Fazit: Es gab ein paar kleinere Abschnitte, wo ich fand, dass sich der Film zu sehr gezogen hat, aber insgesamt wollte ich - obwohl zu später Stunde begonnen - unbedingt auch das Ende sehen. Dass er 2 ½ Stunden ging, weiß ich nur, weil ich anschließend hier mitgelesen habe ^^, hätte es also nicht gemerkt, so gefesselt war ich.
Midsommar ist zwar, wie oben erwähnt, kein richtig abwegiger Horrorfilm, aber sicher auch kein 08/15-Das Monster verfolgt mich durch den Wald-Reißer. Er geht unter die Haut, ist stellenweise echt grauenvoll, aber auch spannend und man wird sich einige Szenen merken (müssen). Ein zweites Mal werde ich ihn mir nicht ansehen, denn er hat schon gestern ganze Arbeit geleistet.
4/5 Hüte (eigentlich müsste ich noch höher gehen, aber dafür ist der Film einfach zu „schlimm“).
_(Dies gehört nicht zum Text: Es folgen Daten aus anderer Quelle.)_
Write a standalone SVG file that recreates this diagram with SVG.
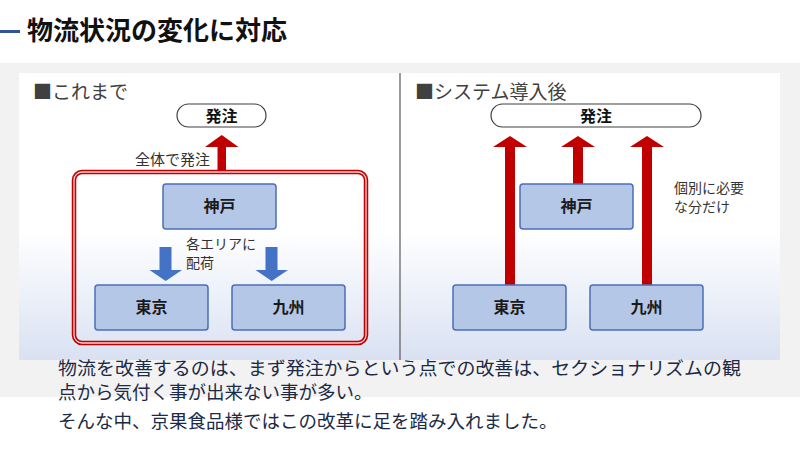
<svg xmlns="http://www.w3.org/2000/svg" width="800" height="450" viewBox="0 0 800 450">
<defs>
<linearGradient id="panelGrad" x1="0" y1="0" x2="0" y2="1">
<stop offset="0" stop-color="#ffffff"/>
<stop offset="0.55" stop-color="#ffffff"/>
<stop offset="1" stop-color="#d9e1f2"/>
</linearGradient>
<style>
text{font-family:"Noto Sans CJK JP","Noto Sans",sans-serif;}
.title{font-size:26px;font-weight:bold;fill:#111111;}
.head{font-size:19px;fill:#404040;}
.pill{fill:#ffffff;stroke:#404040;stroke-width:1.2;}
.pilltxt{font-size:16px;font-weight:bold;fill:#111111;text-anchor:middle;}
.node{fill:#b4c7e7;stroke:#4a6fb8;stroke-width:1.5;}
.nodetxt{font-size:16px;font-weight:bold;fill:#1a1a1a;text-anchor:middle;}
.lbl{font-size:14px;fill:#333333;}
.red{fill:#c00000;}
.blue{fill:#4472c4;}
.body{font-size:18.5px;fill:#1c2a48;}
</style>
</defs>
<rect x="0" y="0" width="800" height="450" fill="#ffffff"/>
<rect x="0" y="63" width="800" height="334" fill="#f2f2f2"/>
<rect x="19" y="73" width="761" height="287" fill="url(#panelGrad)"/>
<line x1="400" y1="73" x2="400" y2="360" stroke="#595959" stroke-width="1.2"/>

<g id="title">
<rect x="0" y="30" width="20" height="3" fill="#2f5597"/>
<text class="title" x="27" y="40">物流状況の変化に対応</text>
</g>

<g id="left-header"><text class="head" x="33" y="99">■これまで</text></g>
<g id="right-header"><text class="head" x="415" y="99">■システム導入後</text></g>

<g id="connectors">
<path class="red" d="M217.5,171 V147 H205 L221.7,135 L238.5,147 H226 V171 Z"/>
<path class="blue" d="M159.5,247 V270 H149.5 L165.7,281 L182,270 H171.5 V247 Z"/>
<path class="blue" d="M265.5,247 V270 H255.5 L271.7,281 L288,270 H277.5 V247 Z"/>
<path class="red" d="M505,285 V147 H493 L510,136 L527,147 H515 V285 Z"/>
<path class="red" d="M573,184 V147 H561 L578,136 L595,147 H583 V184 Z"/>
<path class="red" d="M642,285 V147 H630 L647,136 L664,147 H652 V285 Z"/>
</g>

<g id="left-order">
<rect class="pill" x="177" y="104" width="89" height="23" rx="11.5"/>
<text class="pilltxt" x="221.5" y="122">発注</text>
</g>
<g id="left-label-all"><text class="lbl" x="135" y="165" style="font-size:15px">全体で発注</text></g>

<g id="left-group">
<rect x="74" y="172" width="292" height="171" rx="8" fill="none" stroke="#c00000" stroke-width="4.5"/>
<rect x="74" y="172" width="292" height="171" rx="8" fill="none" stroke="#f6d0d0" stroke-width="1.3"/>
</g>

<g id="left-kobe">
<rect class="node" x="163" y="184" width="113" height="45" rx="3"/>
<text class="nodetxt" x="219.5" y="212">神戸</text>
</g>
<g id="left-label-dist">
<text class="lbl" x="186" y="249">各エリアに<tspan x="186" dy="19">配荷</tspan></text>
</g>
<g id="left-tokyo">
<rect class="node" x="95" y="285" width="113" height="45" rx="3"/>
<text class="nodetxt" x="151.5" y="313">東京</text>
</g>
<g id="left-kyushu">
<rect class="node" x="232" y="285" width="113" height="45" rx="3"/>
<text class="nodetxt" x="288.5" y="313">九州</text>
</g>

<g id="right-order">
<rect class="pill" x="491" y="104" width="210" height="23" rx="11.5"/>
<text class="pilltxt" x="596" y="122">発注</text>
</g>
<g id="right-kobe">
<rect class="node" x="520" y="184" width="113" height="45" rx="3"/>
<text class="nodetxt" x="576.5" y="212">神戸</text>
</g>
<g id="right-tokyo">
<rect class="node" x="453" y="285" width="113" height="45" rx="3"/>
<text class="nodetxt" x="509.5" y="313">東京</text>
</g>
<g id="right-kyushu">
<rect class="node" x="590" y="285" width="113" height="45" rx="3"/>
<text class="nodetxt" x="646.5" y="313">九州</text>
</g>
<g id="right-label">
<text class="lbl" x="674" y="193">個別に必要<tspan x="674" dy="19">な分だけ</tspan></text>
</g>

<g id="body-text">
<text class="body" x="58" y="375" textLength="683" lengthAdjust="spacingAndGlyphs">物流を改善するのは、まず発注からという点での改善は、セクショナリズムの観</text>
<text class="body" x="58" y="399">点から気付く事が出来ない事が多い。</text>
<text class="body" x="58" y="428">そんな中、京果食品様ではこの改革に足を踏み入れました。</text>
</g>
</svg>
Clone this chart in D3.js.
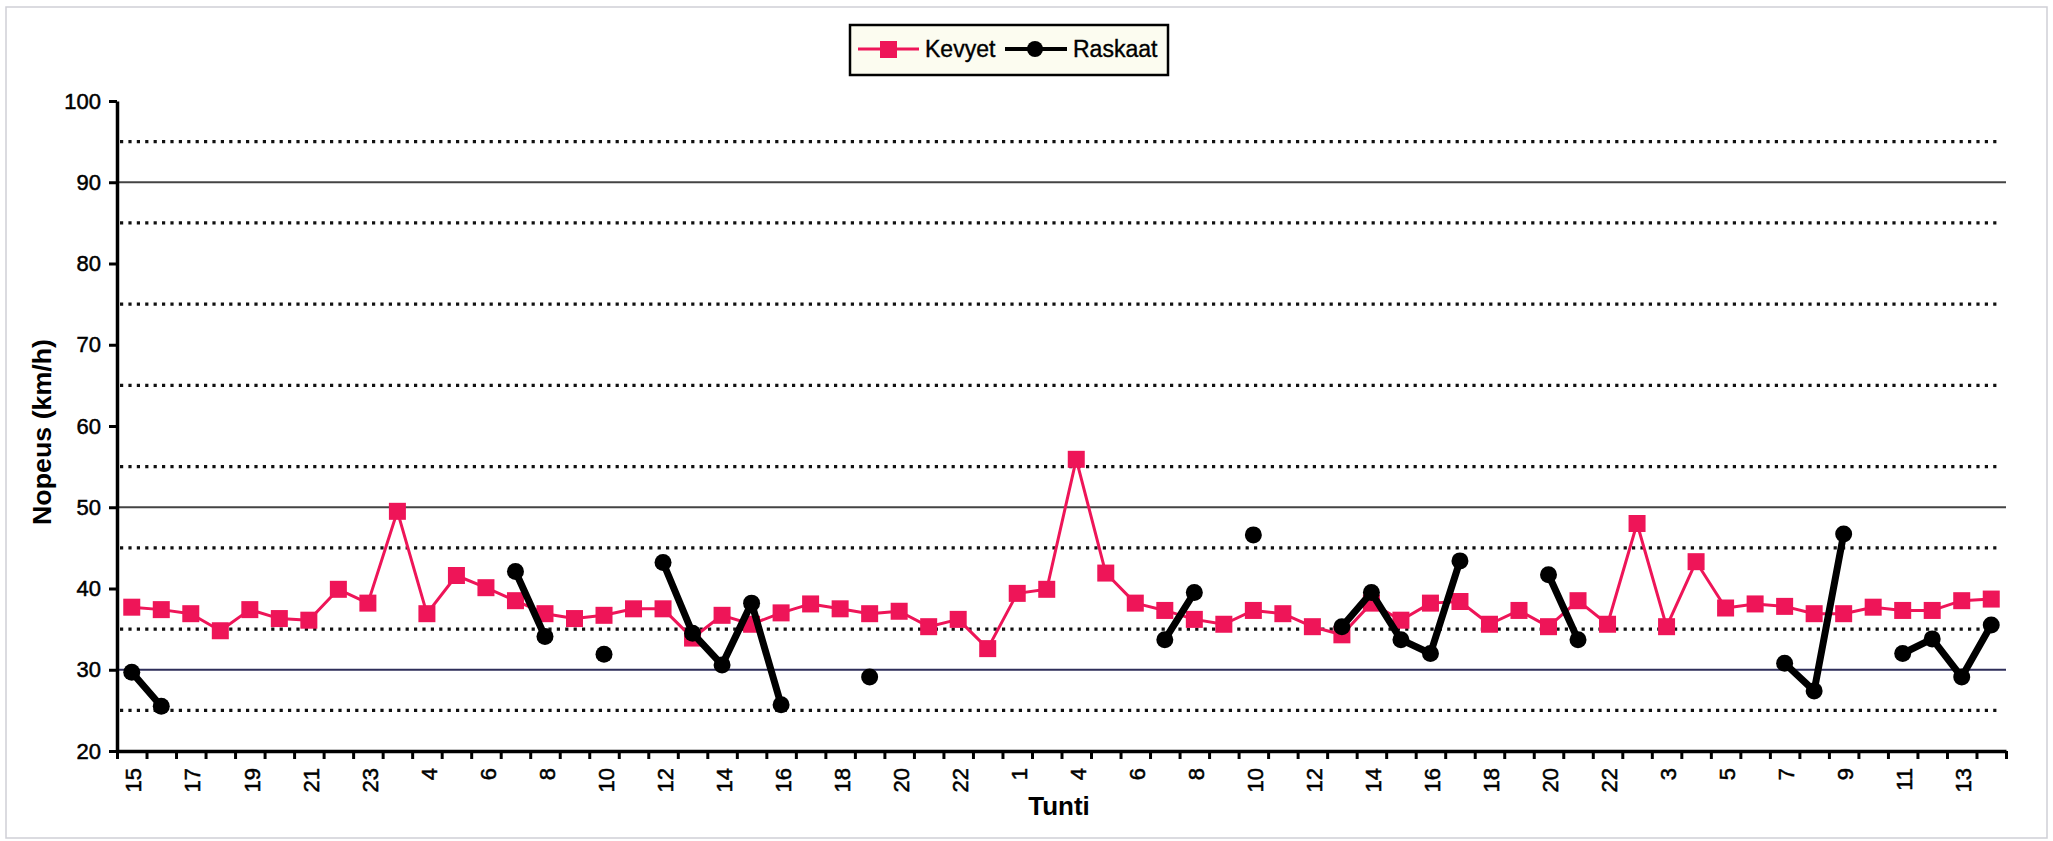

PS: Ich war schon bei größtenteils Sonne in Schweden und es hat mir gut gefallen (besonders schön sind die klaren Seen) – nur ging es mir so (obwohl ich mit der Familie da war), dass ich nach einer gewissen Zeit ganz froh war, wieder in eine Stadt zu kommen mit mehr Menschen...
Und ich musste an das Midsommar-Fest bei IKEA denken und ob sich in Zukunft so mancher Gast nur ganz vorsichtig außen auf die Bänke setzt?